[Supplied material]
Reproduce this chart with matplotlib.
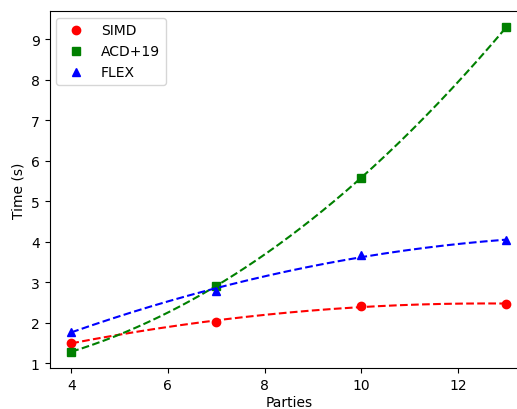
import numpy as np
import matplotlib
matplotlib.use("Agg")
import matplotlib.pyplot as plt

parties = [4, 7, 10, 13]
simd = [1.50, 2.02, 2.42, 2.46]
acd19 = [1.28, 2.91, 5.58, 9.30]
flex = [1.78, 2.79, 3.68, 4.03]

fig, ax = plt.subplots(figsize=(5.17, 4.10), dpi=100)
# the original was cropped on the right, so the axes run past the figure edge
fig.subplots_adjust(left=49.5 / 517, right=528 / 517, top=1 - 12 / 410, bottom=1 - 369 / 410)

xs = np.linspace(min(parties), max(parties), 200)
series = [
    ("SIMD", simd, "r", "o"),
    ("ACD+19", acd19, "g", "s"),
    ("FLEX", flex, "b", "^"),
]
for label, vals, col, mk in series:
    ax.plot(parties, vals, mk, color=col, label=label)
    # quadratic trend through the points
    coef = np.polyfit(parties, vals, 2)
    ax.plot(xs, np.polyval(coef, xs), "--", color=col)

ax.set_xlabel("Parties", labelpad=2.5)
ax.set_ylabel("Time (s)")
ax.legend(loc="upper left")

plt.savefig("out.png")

[Problem requirements]
Reproduce only the lines from the beginning of the data through the line that contains "flex = [1.78, 2.79, 3.68, 4.03]", both included, and please drop the pictures.

[Reply]
Reproduce this chart with matplotlib.
import numpy as np
import matplotlib
matplotlib.use("Agg")
import matplotlib.pyplot as plt

parties = [4, 7, 10, 13]
simd = [1.50, 2.02, 2.42, 2.46]
acd19 = [1.28, 2.91, 5.58, 9.30]
flex = [1.78, 2.79, 3.68, 4.03]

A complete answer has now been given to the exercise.